After a few months, my retrained taste buds began deriving pleasure along other sensory channels—the way, say, hearing deepens for somebody robbed of their eyesight. Texture was elevated from a bonus to a priority: I am head-over-heels in love with Siggi’s strained yogurt, with its near–panna cotta level of creaminess. Ditto avocados. Unsalted, unroasted cashews, it turns out, are plenty crunchy and tasty. Ground flax seed makes a great addition to salads, as do sunflower seeds.
Put all this together and a new world order emerges: Now, rather than a breakfast burrito, an ideal morning meal might be two eggs scrambled, topped with slivered avocado, nonfat sour cream, home-cooked black beans, and a few dashes of hot sauce—creaminess, acid, heat, and a negligible amount of sodium. I’ve also developed a ridiculously healthful and filling breakfast smoothie of unflavored Jarrow protein powder, dried peanut butter (a sly alternative to the real thing with a fraction of the fat and sodium), flax seed, soy milk, raw rolled oats, a sliced frozen banana and a squirt of honey. It drinks like a milkshake and fuels you till midday.
Lunches have become simple and seasonal: a salad buttressed with grains and/or fish or poultry in the summer; roasted vegetables or homemade soup in the winter. I cook them with almost no salt, then add a dash of hot sauce or a squeeze of lime.
As satisfying as my food is to me, it registers as a little off to everybody else.

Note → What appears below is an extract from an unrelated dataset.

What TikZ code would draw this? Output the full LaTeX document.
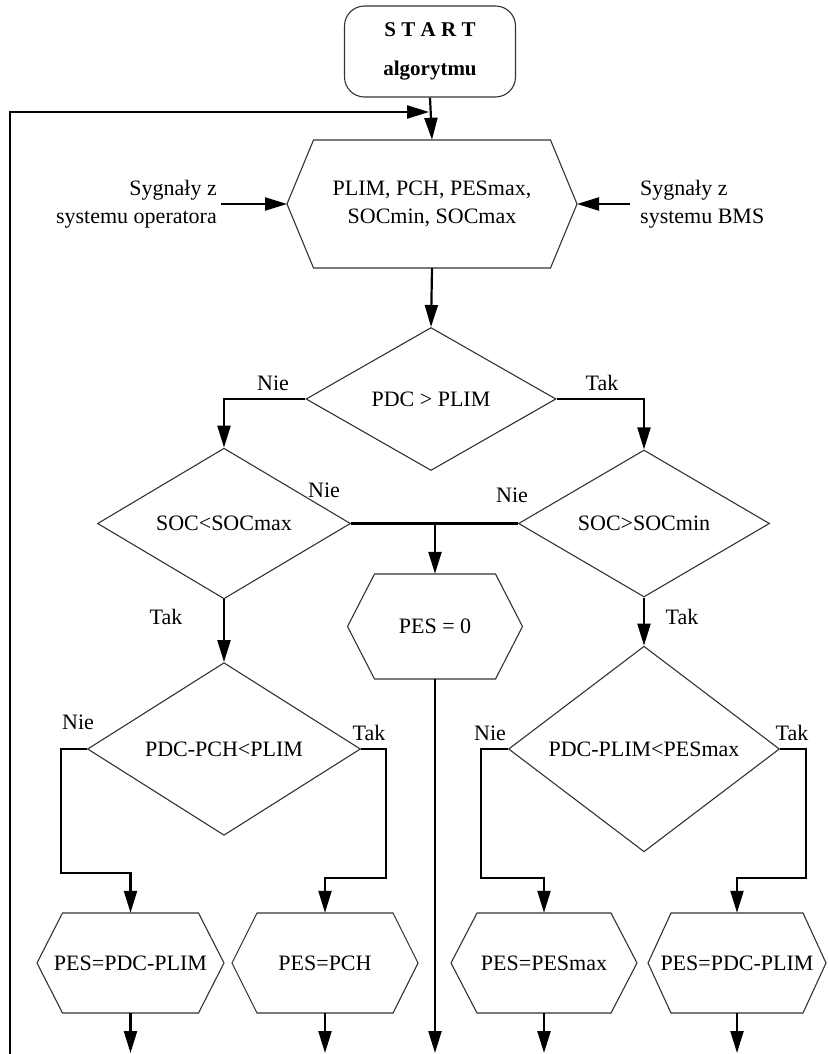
\documentclass[tikz,border=0pt]{standalone}
\usepackage{fontspec}
\setmainfont{Liberation Serif}
\usetikzlibrary{shapes.geometric,arrows.meta,calc}
% name, cx, cy, half top width, half middle width, half height, text
\newcommand\hexn[7]{%
  \node[txt,minimum width={2*#4},minimum height={2*#6}] (#1) at (#2,#3) {#7};
  \coordinate (#1-w) at ({#2-#5},#3);
  \coordinate (#1-e) at ({#2+#5},#3);
  \draw[outl] ({#2-#4},{#3-#6}) -- ({#2+#4},{#3-#6}) -- (#1-e) -- ({#2+#4},{#3+#6}) -- ({#2-#4},{#3+#6}) -- (#1-w) -- cycle;
}
\begin{document}
\begin{tikzpicture}[x=1pt,y=-1pt,
  font=\fontsize{22}{28}\selectfont,
  outl/.style={draw=black!80,line width=1.1pt},
  conn/.style={draw=black,line width=2.2pt},
  arr/.style={conn,-{Triangle[length=22pt,width=13pt]}},
  txt/.style={inner sep=0pt,align=center},
  dia/.style={diamond,outl,inner sep=0pt,align=center},
  lbl/.style={inner sep=0pt}]
\useasboundingbox (0,0) rectangle (827,1054);

% start
\node[outl,rounded corners=20pt,minimum width=171pt,minimum height=91pt,align=center,
  font=\bfseries\fontsize{21}{39}\selectfont] (start) at (430,51.5) {S T A R T\\algorytmu};

% input hexagon
\hexn{in}{432}{204}{118.5}{145}{64}{PLIM, PCH, PESmax,\\SOCmin, SOCmax}
\node[txt,anchor=east,align=right] (op) at (217,204) {Sygnały z\\systemu operatora};
\node[txt,anchor=west,align=left] (bms) at (640,204) {Sygnały z\\systemu BMS};

% decisions
\node[dia,minimum width=250pt,minimum height=143pt] (d1) at (431,399) {PDC > PLIM};
\node[dia,minimum width=253pt,minimum height=141pt] (d2l) at (224,523.5) {SOC<SOCmax};
\node[dia,minimum width=251pt,minimum height=141pt] (d2r) at (644,523.5) {SOC>SOCmin};
\node[dia,minimum width=273pt,minimum height=158pt] (d3l) at (224,749) {PDC-PCH<PLIM};
\node[dia,minimum width=271pt,minimum height=158pt] (d3r) at (644,749) {PDC-PLIM<PESmax};

% results
\hexn{pes0}{435}{626.5}{60.5}{87.5}{52.5}{PES = 0}
\hexn{h1}{130.5}{963}{68}{93.5}{50}{PES=PDC-PLIM}
\hexn{h2}{325}{963}{68}{93}{50}{PES=PCH}
\hexn{h3}{544}{963}{67}{93}{50}{PES=PESmax}
\hexn{h4}{737}{963}{66}{89}{50}{PES=PDC-PLIM}

% labels
\node[lbl] (l1) at (273,383) {Nie};
\node[lbl] (l2) at (602,383) {Tak};
\node[lbl] (l3) at (324,490) {Nie};
\node[lbl] (l4) at (512,495) {Nie};
\node[lbl] (l5) at (166,617) {Tak};
\node[lbl] (l6) at (682,617) {Tak};
\node[lbl] (l7) at (78,722) {Nie};
\node[lbl] (l8) at (369,733) {Tak};
\node[lbl] (l9) at (490,733) {Nie};
\node[lbl] (l10) at (792,733) {Tak};

% helper coordinates
\coordinate (loopbot) at (10,1054);
\coordinate (loopend) at (429,112);
\coordinate (j) at (435,523.5);
\coordinate (a1) at (61,873);
\coordinate (b1) at (386,878);
\coordinate (c1) at (481,878);
\coordinate (f1) at (806,878);
\coordinate (e1) at (130.5,1053);
\coordinate (e2) at (325,1053);
\coordinate (e3) at (435,1053);
\coordinate (e4) at (544,1053);
\coordinate (e5) at (737,1053);

% connectors
\draw[arr] (start.south) -- (in.north);
\draw[arr] (loopbot) |- (loopend);
\draw[arr,shorten <=4pt] (op.east) -- (in-w);
\draw[arr,shorten <=10pt] (bms.west) -- (in-e);
\draw[arr] (in.south) -- (d1.north);
\draw[arr] (d1.west) -| (d2l.north);
\draw[arr] (d1.east) -| (d2r.north);
\draw[conn] (d2l.east) -- (d2r.west);
\draw[arr] (j) -- (pes0.north);
\draw[arr] (d2l.south) -- (d3l.north);
\draw[arr] (d2r.south) -- (d3r.north);
\draw[arr] (d3l.west) -| (a1) -| (h1.north);
\draw[arr] (d3l.east) -| (b1) -| (h2.north);
\draw[arr] (d3r.west) -| (c1) -| (h3.north);
\draw[arr] (d3r.east) -| (f1) -| (h4.north);
\draw[arr] (pes0.south) -- (e3);
\draw[arr] (h1.south) -- (e1);
\draw[arr] (h2.south) -- (e2);
\draw[arr] (h3.south) -- (e4);
\draw[arr] (h4.south) -- (e5);
\end{tikzpicture}
\end{document}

Because I work at home, I usually cook dinner for my family, who remind me daily how most people eat. As satisfying as my food is to me, it registers as a little off to everybody else: My chili is spicy, but the individual ingredients don’t pop as much as they used to because I don’t season at each stage of the cooking process, as I’d done my entire life; chicken piccata misses its capers as much as I do; and there’s less feta than there once was in one of my kids’ favorite dishes from my repertoire: spanakopita. Our teenaged twins don’t complain verbally, but they surreptitiously reach for the salt every night. It’s not the same as having it cooked into the food, but everybody gets what they need.
I’m lucky, at least so far: My body has responded so well to medication and increased exercise that my heart now pumps at borderline normal levels. My doctor has eliminated all but the most extreme physical limitations—I can run as fast as I want, lift heavy weights again, and leave it all on the tennis court. A marathon is forever out of the question, but so it goes.
I still have to watch my sodium and always will. But that’s OK. In fact, I kind of like it. I used to only enjoy cooking for others, but this ongoing puzzle-solving produces a similar dynamic: I’m a private chef pleasing a client of one, a kitchen linguist developing a new dialect with which to communicate in the language of food.